UNIVERSITY PARK, Pa. — Demographic research has revealed that immigrants are increasingly foregoing traditional gateway cities like Los Angeles and Chicago and, instead, are settling in rural communities. Recent current events illustrate that sometimes immigrants aren’t well received by those residents.
Esther Prins, associate professor of adult education, and Blaire Toso, research associate with the Goodling Institute for Research in Family Literacy and the Institute for the Study of Adult Literacy (ISAL), recently published research that revealed four constellations of factors that influence receptivity toward immigrants in rural Pennsylvania: national and local politics, the labor market and immigrant occupations, immigrants' ability to look or act like native-born residents and community institutions.

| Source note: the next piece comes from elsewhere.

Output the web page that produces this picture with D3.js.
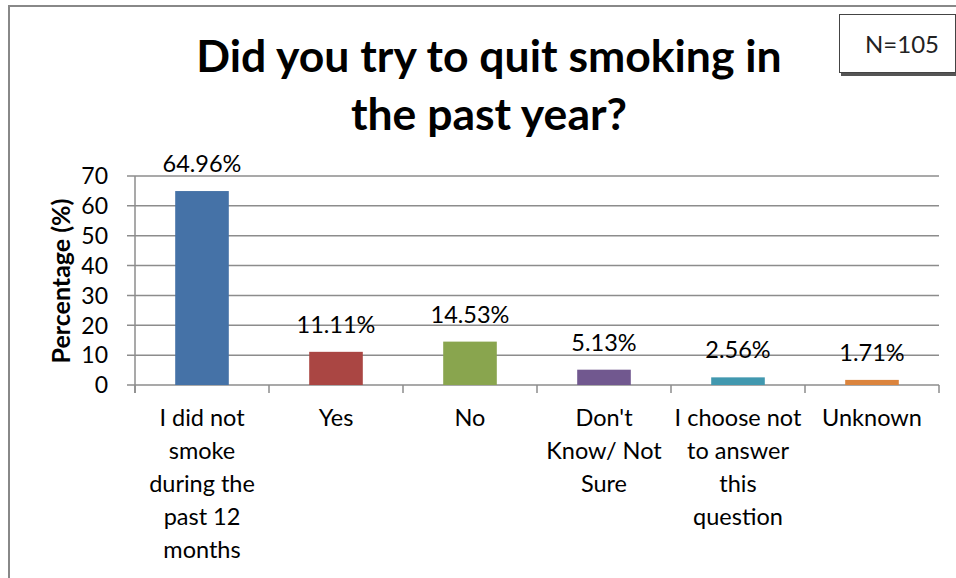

“To the general public and many policymakers, immigrants in rural Pennsylvania are invisible — the region is largely considered white and U.S.-born,” Prins said. “Also, much of the research, media coverage and policy debates on immigration has focused on Latinos, so we don’t know as much about the needs of other immigrant groups and how to help them become integrated into their local communities.”
The study focused on 30 Pennsylvania counties that, according to the 2000 U.S. Census, had 500 or more residents who spoke English “less than very well.” The researchers decided to contact local adult English-as-a-second-language providers as key informants.
Prins and her colleagues (Sheila Sherow, Blaire Toso and Bunny Willits) administered a survey and conducted in-depth interviews, asking about each immigrant group with an estimated county population of 50 or more. That allowed them to compare responses across immigrants’ geographic regions of origin. Differentiation of responses was important because prior research suggests that even in the same region or community, immigrants from different countries may encounter distinct contexts of reception — for example, based on the immigrants’ legal status, skin color, language ability and so on.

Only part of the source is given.